<<<<
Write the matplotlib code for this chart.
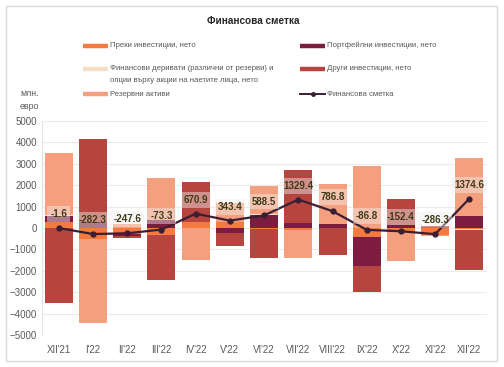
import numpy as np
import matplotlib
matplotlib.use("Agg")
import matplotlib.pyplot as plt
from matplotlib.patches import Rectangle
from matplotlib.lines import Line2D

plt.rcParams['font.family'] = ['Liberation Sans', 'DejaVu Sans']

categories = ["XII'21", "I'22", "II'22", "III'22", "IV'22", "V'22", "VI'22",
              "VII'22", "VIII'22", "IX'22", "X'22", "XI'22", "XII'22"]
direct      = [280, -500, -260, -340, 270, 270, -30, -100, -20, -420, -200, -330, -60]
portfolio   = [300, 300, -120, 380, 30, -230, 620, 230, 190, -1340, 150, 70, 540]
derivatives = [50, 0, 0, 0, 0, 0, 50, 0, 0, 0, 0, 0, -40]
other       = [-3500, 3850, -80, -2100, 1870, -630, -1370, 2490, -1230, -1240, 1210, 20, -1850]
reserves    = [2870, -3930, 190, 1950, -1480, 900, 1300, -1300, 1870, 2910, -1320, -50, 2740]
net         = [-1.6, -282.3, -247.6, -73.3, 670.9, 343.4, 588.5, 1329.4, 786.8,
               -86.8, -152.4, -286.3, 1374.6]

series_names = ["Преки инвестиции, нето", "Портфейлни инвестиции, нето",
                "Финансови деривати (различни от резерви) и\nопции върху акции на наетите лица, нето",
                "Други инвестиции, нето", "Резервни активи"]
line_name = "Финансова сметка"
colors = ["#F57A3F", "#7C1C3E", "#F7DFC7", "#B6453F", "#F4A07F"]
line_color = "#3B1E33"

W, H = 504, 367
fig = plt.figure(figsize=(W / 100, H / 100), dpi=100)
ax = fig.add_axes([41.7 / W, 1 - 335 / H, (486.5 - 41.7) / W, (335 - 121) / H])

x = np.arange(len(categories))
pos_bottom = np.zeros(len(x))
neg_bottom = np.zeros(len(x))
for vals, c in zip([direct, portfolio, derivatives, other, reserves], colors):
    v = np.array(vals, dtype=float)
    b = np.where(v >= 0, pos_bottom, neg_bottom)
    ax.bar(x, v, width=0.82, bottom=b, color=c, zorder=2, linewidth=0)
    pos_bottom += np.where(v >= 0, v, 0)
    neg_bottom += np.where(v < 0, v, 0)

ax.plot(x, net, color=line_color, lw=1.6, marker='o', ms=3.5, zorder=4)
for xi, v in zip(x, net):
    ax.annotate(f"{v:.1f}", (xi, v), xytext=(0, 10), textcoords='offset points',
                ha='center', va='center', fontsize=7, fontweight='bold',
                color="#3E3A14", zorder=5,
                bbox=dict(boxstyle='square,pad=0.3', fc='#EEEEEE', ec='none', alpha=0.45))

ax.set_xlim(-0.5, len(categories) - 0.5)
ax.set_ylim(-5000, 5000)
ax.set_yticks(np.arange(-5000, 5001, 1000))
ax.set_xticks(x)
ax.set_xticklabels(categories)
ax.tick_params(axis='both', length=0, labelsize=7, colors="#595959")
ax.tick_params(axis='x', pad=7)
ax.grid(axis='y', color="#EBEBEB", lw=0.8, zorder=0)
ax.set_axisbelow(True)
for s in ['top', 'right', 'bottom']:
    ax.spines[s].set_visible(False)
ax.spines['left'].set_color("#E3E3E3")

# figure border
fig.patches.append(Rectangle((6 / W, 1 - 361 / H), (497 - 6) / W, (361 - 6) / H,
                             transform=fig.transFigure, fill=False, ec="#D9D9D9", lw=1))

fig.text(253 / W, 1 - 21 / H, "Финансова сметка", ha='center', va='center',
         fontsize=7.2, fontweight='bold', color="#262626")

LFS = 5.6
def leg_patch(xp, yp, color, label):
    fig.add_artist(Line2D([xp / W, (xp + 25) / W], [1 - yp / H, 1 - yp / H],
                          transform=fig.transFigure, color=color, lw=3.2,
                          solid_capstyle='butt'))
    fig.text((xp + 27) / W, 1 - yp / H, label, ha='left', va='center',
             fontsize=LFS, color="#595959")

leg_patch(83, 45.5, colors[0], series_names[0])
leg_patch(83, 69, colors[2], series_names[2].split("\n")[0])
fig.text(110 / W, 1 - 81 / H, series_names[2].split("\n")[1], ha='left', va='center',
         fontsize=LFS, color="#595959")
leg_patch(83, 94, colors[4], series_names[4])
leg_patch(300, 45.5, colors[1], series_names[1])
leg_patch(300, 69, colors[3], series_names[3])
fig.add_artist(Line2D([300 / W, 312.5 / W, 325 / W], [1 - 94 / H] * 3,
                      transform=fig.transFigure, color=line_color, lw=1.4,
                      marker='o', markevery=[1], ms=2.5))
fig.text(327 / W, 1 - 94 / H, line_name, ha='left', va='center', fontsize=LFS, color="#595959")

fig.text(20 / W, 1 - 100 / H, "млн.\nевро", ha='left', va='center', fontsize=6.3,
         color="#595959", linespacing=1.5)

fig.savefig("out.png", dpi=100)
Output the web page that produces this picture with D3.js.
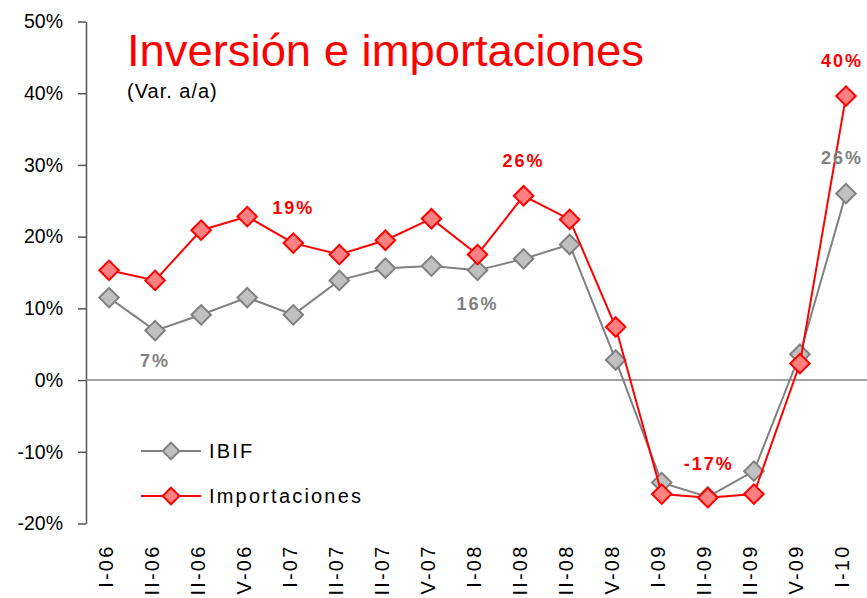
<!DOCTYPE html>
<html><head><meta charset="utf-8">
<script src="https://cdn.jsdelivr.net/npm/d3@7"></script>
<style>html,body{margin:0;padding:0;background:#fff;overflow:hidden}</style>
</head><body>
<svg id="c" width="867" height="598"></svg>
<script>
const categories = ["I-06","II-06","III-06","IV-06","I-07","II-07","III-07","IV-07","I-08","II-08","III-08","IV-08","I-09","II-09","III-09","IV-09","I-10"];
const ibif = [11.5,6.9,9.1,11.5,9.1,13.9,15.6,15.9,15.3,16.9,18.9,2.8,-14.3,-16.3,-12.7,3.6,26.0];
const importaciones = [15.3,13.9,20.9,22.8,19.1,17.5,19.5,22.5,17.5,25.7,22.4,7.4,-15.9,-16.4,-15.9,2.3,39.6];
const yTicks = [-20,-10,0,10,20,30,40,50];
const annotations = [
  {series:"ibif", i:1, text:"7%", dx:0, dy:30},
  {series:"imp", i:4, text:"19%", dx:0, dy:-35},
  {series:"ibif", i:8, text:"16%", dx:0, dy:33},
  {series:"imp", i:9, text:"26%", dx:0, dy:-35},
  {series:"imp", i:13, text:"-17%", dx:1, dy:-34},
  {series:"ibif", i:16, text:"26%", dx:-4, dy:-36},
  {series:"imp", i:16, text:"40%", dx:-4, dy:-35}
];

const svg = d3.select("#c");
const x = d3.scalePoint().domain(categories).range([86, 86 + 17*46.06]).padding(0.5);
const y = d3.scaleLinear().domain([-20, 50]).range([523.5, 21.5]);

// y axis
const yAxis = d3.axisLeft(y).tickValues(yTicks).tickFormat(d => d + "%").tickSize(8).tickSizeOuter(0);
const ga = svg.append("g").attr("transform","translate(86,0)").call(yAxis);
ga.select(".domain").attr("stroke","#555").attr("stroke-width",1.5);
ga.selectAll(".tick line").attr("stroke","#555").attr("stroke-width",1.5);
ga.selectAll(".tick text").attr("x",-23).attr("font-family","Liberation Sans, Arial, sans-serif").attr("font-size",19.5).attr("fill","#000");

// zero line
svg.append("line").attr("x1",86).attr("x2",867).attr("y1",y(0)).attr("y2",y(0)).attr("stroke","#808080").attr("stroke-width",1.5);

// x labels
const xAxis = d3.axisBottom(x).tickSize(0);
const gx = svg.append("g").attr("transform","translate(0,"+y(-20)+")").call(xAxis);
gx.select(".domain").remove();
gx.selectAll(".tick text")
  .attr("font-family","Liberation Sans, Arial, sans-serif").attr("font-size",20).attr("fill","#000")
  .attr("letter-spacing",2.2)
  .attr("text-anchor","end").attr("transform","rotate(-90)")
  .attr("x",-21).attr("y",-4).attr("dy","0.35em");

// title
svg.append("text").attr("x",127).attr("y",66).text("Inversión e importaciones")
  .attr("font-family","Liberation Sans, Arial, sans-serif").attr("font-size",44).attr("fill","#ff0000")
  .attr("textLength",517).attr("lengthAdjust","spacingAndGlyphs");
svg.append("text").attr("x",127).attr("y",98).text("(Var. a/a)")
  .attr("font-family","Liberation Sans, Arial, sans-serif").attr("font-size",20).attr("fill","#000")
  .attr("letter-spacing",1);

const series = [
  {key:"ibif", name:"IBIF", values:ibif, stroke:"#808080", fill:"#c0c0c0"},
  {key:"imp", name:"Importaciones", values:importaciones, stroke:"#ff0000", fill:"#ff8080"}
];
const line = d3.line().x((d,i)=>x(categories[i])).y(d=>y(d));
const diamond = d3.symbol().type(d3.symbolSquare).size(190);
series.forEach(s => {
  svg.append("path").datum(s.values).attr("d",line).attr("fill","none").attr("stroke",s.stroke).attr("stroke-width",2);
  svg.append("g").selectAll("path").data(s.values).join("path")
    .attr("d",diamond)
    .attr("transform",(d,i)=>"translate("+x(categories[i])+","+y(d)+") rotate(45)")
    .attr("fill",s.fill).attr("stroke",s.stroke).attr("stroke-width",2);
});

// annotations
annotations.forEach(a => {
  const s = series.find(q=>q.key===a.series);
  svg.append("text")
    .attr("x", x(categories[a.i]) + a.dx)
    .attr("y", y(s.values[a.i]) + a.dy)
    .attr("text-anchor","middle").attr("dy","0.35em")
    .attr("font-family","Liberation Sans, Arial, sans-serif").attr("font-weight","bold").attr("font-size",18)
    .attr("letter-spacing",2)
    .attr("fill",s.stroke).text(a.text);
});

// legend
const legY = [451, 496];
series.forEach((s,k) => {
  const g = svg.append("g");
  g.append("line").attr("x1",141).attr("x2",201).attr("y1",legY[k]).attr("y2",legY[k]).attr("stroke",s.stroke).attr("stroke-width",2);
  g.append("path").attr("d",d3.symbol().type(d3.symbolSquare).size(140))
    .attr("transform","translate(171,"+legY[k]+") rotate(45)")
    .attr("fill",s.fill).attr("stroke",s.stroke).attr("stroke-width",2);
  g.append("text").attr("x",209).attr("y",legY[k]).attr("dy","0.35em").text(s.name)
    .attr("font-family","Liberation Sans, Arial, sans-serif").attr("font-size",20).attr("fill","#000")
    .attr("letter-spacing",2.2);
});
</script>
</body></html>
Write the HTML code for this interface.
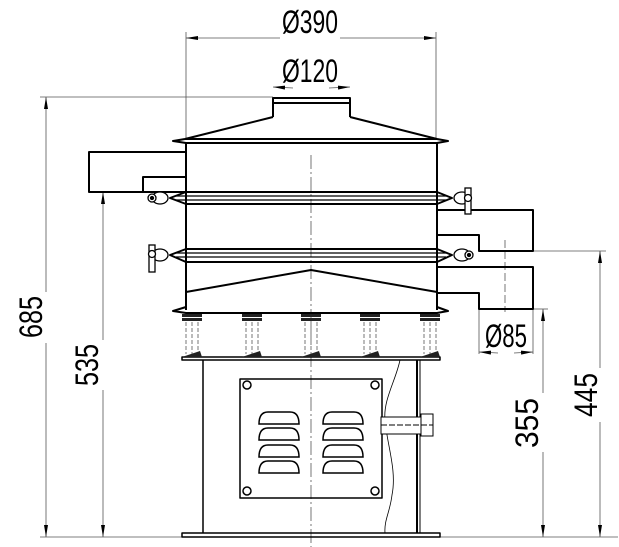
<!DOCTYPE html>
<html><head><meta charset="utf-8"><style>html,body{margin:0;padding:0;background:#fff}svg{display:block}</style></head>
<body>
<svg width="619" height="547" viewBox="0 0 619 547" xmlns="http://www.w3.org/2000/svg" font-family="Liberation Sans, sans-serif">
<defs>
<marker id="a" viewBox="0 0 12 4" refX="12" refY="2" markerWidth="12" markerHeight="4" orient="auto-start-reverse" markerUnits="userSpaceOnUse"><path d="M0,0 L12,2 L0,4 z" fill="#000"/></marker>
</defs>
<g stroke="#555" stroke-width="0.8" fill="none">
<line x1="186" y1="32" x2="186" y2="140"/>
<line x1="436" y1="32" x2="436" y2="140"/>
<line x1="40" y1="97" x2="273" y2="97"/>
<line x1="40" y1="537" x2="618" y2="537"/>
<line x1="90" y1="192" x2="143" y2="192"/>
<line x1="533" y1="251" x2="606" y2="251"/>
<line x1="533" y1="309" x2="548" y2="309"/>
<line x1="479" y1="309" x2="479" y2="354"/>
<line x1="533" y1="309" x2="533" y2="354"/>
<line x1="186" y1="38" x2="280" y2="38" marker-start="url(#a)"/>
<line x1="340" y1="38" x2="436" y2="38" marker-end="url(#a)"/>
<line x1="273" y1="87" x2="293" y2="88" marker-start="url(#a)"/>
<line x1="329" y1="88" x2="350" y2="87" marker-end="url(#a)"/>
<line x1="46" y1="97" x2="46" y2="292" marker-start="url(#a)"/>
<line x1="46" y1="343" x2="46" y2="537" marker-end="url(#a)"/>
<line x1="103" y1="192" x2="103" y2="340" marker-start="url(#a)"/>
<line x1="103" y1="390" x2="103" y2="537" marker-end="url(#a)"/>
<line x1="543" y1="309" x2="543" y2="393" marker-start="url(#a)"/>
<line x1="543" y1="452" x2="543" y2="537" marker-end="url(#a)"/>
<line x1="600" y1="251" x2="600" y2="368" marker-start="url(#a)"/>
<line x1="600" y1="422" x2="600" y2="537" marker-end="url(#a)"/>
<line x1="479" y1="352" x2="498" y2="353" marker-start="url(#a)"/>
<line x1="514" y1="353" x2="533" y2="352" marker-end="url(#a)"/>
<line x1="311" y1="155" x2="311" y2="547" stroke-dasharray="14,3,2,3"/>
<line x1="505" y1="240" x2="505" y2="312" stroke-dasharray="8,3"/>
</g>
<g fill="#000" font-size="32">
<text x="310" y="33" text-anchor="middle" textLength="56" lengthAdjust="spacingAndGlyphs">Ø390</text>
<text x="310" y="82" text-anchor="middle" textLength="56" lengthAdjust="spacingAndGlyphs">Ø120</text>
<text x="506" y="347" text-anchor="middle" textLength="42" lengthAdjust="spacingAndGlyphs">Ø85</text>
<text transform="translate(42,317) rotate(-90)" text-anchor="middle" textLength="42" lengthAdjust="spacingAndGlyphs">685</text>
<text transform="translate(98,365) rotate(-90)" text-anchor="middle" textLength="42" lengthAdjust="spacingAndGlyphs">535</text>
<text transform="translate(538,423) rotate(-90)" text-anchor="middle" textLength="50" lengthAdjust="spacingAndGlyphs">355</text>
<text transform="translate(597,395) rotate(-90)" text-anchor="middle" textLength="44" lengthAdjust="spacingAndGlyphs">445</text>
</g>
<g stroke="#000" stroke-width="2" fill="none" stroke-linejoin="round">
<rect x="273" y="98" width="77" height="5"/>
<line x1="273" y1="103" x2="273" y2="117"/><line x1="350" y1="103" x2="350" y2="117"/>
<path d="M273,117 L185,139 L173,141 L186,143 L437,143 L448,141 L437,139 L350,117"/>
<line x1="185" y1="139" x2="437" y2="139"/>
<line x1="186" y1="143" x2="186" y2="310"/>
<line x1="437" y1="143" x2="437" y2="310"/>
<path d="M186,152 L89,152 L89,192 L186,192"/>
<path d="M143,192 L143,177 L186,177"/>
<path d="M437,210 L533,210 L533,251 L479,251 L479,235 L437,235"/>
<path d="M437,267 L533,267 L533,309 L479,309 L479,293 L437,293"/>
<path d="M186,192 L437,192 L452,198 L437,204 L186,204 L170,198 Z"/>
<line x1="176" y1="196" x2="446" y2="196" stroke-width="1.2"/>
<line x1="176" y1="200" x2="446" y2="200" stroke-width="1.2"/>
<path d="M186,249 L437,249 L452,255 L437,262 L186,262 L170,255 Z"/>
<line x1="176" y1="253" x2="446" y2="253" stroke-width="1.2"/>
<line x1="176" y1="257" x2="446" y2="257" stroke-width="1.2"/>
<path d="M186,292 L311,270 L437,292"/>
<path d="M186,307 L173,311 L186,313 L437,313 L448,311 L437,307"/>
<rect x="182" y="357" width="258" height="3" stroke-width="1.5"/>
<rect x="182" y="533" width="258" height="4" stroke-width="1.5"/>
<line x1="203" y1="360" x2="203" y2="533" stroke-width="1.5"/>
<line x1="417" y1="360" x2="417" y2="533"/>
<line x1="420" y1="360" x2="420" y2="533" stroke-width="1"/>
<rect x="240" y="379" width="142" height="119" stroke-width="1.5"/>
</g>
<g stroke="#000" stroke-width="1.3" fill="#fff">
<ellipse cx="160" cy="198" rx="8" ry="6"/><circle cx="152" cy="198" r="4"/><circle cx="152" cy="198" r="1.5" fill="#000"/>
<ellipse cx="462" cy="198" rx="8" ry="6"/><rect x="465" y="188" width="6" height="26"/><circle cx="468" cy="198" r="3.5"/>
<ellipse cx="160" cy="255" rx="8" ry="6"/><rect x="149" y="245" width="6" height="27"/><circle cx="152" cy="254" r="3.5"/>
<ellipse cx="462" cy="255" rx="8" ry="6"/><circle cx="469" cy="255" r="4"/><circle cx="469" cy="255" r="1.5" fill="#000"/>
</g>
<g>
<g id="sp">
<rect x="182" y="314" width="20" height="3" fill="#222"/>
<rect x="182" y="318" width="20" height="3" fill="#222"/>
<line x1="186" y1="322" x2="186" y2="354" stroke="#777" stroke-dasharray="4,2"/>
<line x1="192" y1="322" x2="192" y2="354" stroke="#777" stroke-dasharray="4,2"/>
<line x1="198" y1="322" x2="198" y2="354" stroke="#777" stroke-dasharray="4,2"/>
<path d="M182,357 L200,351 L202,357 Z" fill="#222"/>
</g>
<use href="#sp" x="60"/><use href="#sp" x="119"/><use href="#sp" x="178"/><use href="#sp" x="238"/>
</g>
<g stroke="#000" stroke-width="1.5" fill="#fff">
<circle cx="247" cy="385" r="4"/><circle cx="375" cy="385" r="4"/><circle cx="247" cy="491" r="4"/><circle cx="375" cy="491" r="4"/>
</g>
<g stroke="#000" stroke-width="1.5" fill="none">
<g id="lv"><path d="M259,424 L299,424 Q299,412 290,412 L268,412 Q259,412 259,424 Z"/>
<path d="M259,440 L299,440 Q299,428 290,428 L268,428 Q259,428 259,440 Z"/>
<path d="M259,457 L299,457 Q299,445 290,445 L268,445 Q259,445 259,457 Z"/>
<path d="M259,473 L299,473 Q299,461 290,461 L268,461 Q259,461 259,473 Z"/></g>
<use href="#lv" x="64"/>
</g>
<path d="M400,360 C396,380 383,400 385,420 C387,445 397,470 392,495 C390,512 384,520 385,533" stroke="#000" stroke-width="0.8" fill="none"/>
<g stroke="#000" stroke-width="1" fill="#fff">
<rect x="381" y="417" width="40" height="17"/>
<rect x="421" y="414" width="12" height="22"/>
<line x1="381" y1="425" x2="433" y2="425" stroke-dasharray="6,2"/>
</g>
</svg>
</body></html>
>>>>
Go back to the entries above and restate word for word every line from the first through the one that contains "plt.rcParams['font.family'] = ['Liberation", leaving the pictures behind.

Write the matplotlib code for this chart.
import numpy as np
import matplotlib
matplotlib.use("Agg")
import matplotlib.pyplot as plt
from matplotlib.patches import Rectangle
from matplotlib.lines import Line2D

plt.rcParams['font.family'] = ['Liberation Sans', 'DejaVu Sans']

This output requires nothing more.